BARBANIA

“Il modo più semplice per ammettere di non conoscerla  è  sbagliarne il nome: si dice Barbanìa, con l’accento sull’ultima sillaba, per chi vuole proprio parlare italiano oppure Barbanià rigorosamente alla francese per chi ci vive. E non si può dire che siano tanti: il giusto, quanto basta per riempire la Piazza Grande. Sì e no milleseicento. Ma Barbania non è un paese spopolato, anzi: il numero degli abitanti è rimasto più o meno sempre lo stesso, dal secolo dei comuni in poi.

Sì, perché questo è stato un Libero Comune: lo si vede dall’antica torre -il ciocher, simbolo del paese-, dalla rete viaria, dall’intrecciarsi dei vicoli, dalle tradizioni. Prima ancora, era stato Romano, e risalendo alle radici, celtico. Eredità, quest’ultima, che è presente già del nome (si dice significhi “in mezzo ai fiumi”, Fandaglia e Malone) e che diviene evidente nel momento della festa patronale, San Giuliano.

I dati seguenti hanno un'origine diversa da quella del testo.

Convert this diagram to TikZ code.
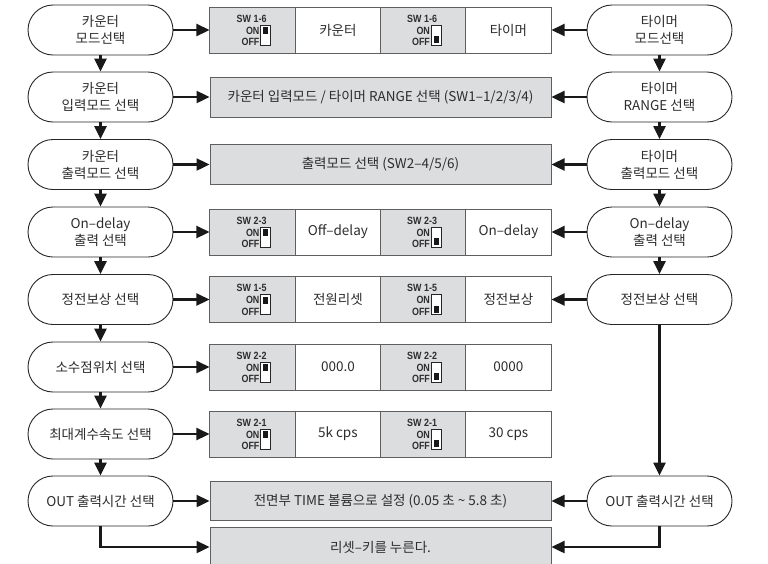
\documentclass[tikz,border=0pt]{standalone}
\usepackage{fontspec}
\setmainfont{Noto Sans CJK KR}
\newfontfamily\swfont[FakeStretch=0.85]{Liberation Sans}
\usetikzlibrary{shapes.misc,arrows.meta}
\definecolor{boxgray}{RGB}{220,221,223}
\definecolor{edgegray}{RGB}{95,95,95}
\definecolor{txt}{RGB}{45,45,45}
\tikzset{
  stad/.style={rounded rectangle, draw=black!85, line width=0.9pt, fill=white,
    minimum width=145pt, minimum height=50pt, inner sep=0pt, align=center,
    text=txt, font=\fontsize{13.5}{17}\selectfont},
  gbox/.style={rectangle, draw=edgegray, line width=1pt, fill=boxgray, inner sep=0pt,
    align=center, text=txt, font=\fontsize{13.5}{17}\selectfont},
  wbox/.style={gbox, fill=white},
  swcell/.style={minimum width=85.25pt, minimum height=46pt},
  wide/.style={minimum width=341pt},
  swtxt/.style={inner sep=0pt, text=txt, font=\fontsize{10.5}{11}\selectfont\swfont\bfseries},
  arr/.style={line width=2.4pt, draw=black!90, -{Triangle[length=13pt,width=12pt]}},
}
\newcommand\swg[3]{%
  \begin{scope}[shift={(#1.center)}]
    \node[swtxt] (#1-sw) at (-1,-11.5) {#2};
    \node[swtxt, anchor=east] (#1-on) at (7,0.5) {ON};
    \node[swtxt, anchor=east] (#1-off) at (7,12) {OFF};
    \draw[line width=0.8pt, draw=black!85, fill=white] (8,-5) rectangle (18,15);
    \ifnum#3=1 \fill[black!90] (10.5,-3) rectangle (15.5,4);
    \else \fill[black!90] (10.5,6) rectangle (15.5,13);\fi
  \end{scope}}
\newcommand\swrow[5]{% prefix, y, label, on-text, off-text
  \node[gbox, swcell] (#1a) at (252.6,#2) {};
  \node[wbox, swcell] (#1b) at (337.9,#2) {#4};
  \node[gbox, swcell] (#1c) at (423.1,#2) {};
  \node[wbox, swcell] (#1d) at (508.4,#2) {#5};
  \swg{#1a}{#3}{1}
  \swg{#1c}{#3}{0}}
\begin{document}
\begin{tikzpicture}[x=1pt,y=-1pt]
\useasboundingbox (0,0) rectangle (768,563);
\clip (0,0) rectangle (768,563);
% left column
\node[stad] (L1) at (100.5,30) {카운터\\모드선택};
\node[stad] (L2) at (100.5,97) {카운터\\입력모드 선택};
\node[stad] (L3) at (100.5,164.5) {카운터\\출력모드 선택};
\node[stad] (L4) at (100.5,232) {On–delay\\출력 선택};
\node[stad] (L5) at (100.5,299.5) {정전보상 선택};
\node[stad] (L6) at (100.5,367) {소수점위치 선택};
\node[stad] (L7) at (100.5,434) {최대계수속도 선택};
\node[stad] (L8) at (100.5,501) {OUT 출력시간 선택};
% right column
\node[stad] (R1) at (659.5,30) {타이머\\모드선택};
\node[stad] (R2) at (659.5,97) {타이머\\RANGE 선택};
\node[stad] (R3) at (659.5,164.5) {타이머\\출력모드 선택};
\node[stad] (R4) at (659.5,232) {On–delay\\출력 선택};
\node[stad] (R5) at (659.5,299.5) {정전보상 선택};
\node[stad] (R8) at (659.5,501) {OUT 출력시간 선택};
% middle boxes
\swrow{A}{30}{SW 1-6}{카운터}{타이머}
\node[gbox, wide, minimum height=40pt] (B2) at (380.5,97) {카운터 입력모드 / 타이머 RANGE 선택 (SW1–1/2/3/4)};
\node[gbox, wide, minimum height=40pt] (B3) at (380.5,164.5) {출력모드 선택 (SW2–4/5/6)};
\swrow{D}{232}{SW 2-3}{Off–delay}{On–delay}
\swrow{E}{299.5}{SW 1-5}{전원리셋}{정전보상}
\swrow{F}{367}{SW 2-2}{000.0}{0000}
\swrow{G}{434}{SW 2-1}{5k cps}{30 cps}
\node[gbox, wide, minimum height=39pt] (B8) at (380.5,501) {전면부 TIME 볼륨으로 설정 (0.05 초 \textasciitilde{} 5.8 초)};
\node[gbox, wide, minimum height=40pt] (B9) at (380.5,547) {리셋–키를 누른다.};
% horizontal arrows
\draw[arr] (L1.east) -- (Aa.west);
\draw[arr] (L2.east) -- (B2.west);
\draw[arr] (L3.east) -- (B3.west);
\draw[arr] (L4.east) -- (Da.west);
\draw[arr] (L5.east) -- (Ea.west);
\draw[arr] (L6.east) -- (Fa.west);
\draw[arr] (L7.east) -- (Ga.west);
\draw[arr] (L8.east) -- (B8.west);
\draw[arr] (R1.west) -- (Ad.east);
\draw[arr] (R2.west) -- (B2.east);
\draw[arr] (R3.west) -- (B3.east);
\draw[arr] (R4.west) -- (Dd.east);
\draw[arr] (R5.west) -- (Ed.east);
\draw[arr] (R8.west) -- (B8.east);
% vertical arrows
\foreach \a/\b in {L1/L2,L2/L3,L3/L4,L4/L5,L5/L6,L6/L7,L7/L8,R1/R2,R2/R3,R3/R4,R4/R5,R5/R8}
  \draw[arr] (\a.south) -- (\b.north);
% to reset
\draw[arr] (L8.south) |- (B9.west);
\draw[arr] (R8.south) |- (B9.east);
\end{tikzpicture}
\end{document}
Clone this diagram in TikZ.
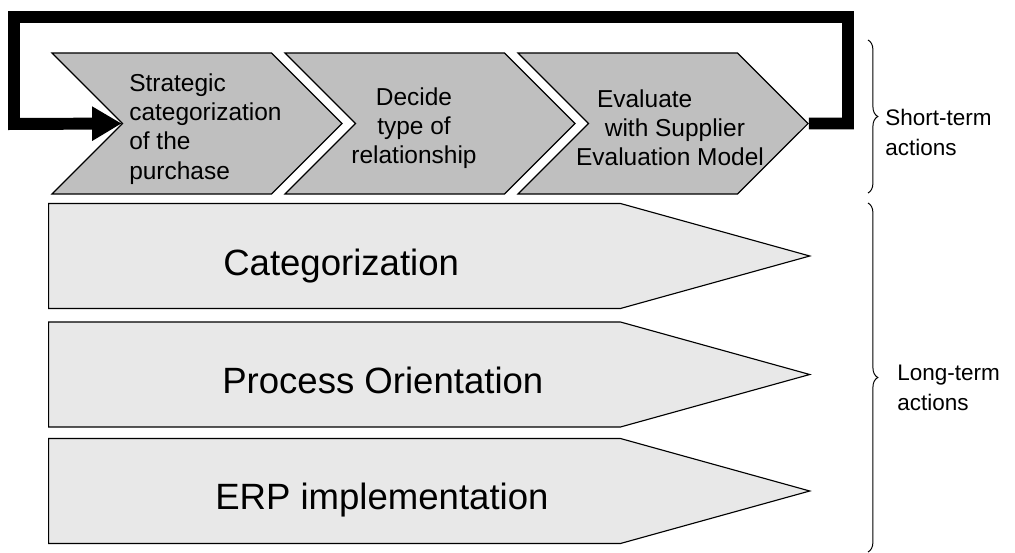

Nel suo antichissimo rituale si fondono devozione Cattolica, orgoglio comunale e simboli “barbari”:  nei giorni della festa (religiosa), che inizia l’ultima domenica di agosto, sulle alabarde e spade dei componenti della  Abbadia, l’antico corpo di difesa del paese (ecco il richiamo all’età comunale) vengono infatti infilzati dei pani che hanno la forma del gallo e del sole (ascendenze celtiche).  Chi non la conosceva, è rimasto affascinato da questa interessante e profonda compenetrazione di sacro e profano.
Ma anche dalle chiese vengono voci diverse: si va dal romanico essenziale del dodicesimo secolo, al barocco piemontese del diciottesimo, alla grazia campagnola che non ha un’età precisa e sa sempre rinnovarsi.
Tutto questo, in un luogo molto particolare. Qui, la montagna ha allungato sul piano un sottile dito di terra, regalando al paese quella posizione che si può definire a balcone: Barbania si affaccia sul Canavese, che è di un verde sereno,  familiare. Meno industrializzato della Brianza, meno selvaggio della Maremma, per intenderci. Nell’affacciarsi, dalle spalle alle Alpi. Tutto il resto, che inizia qualche centinaio di metri più avanti, si chiama già Pianura Padana. E Torino? Qualcuno la vede dal terrazzo, laggiù in fondo. Abbastanza vicina per essere a portata di mano, abbastanza lontana per non sentirne troppo il fiato. Dicono sia l’ideale. È vivace, Barbania. Bernardino Drovetti, la cui collezione diede inizio al Museo Egizio di Torino veniva di qui. Oggi,  i suoi compaesani sono, come lui, curiosi e spesso appassionati. Organizzano mostre, concerti, serate di prosa. Viaggiano.  E, come vedete, non rinunciano mai a parlare di quell’angolo di Canavese da cui provengono.”.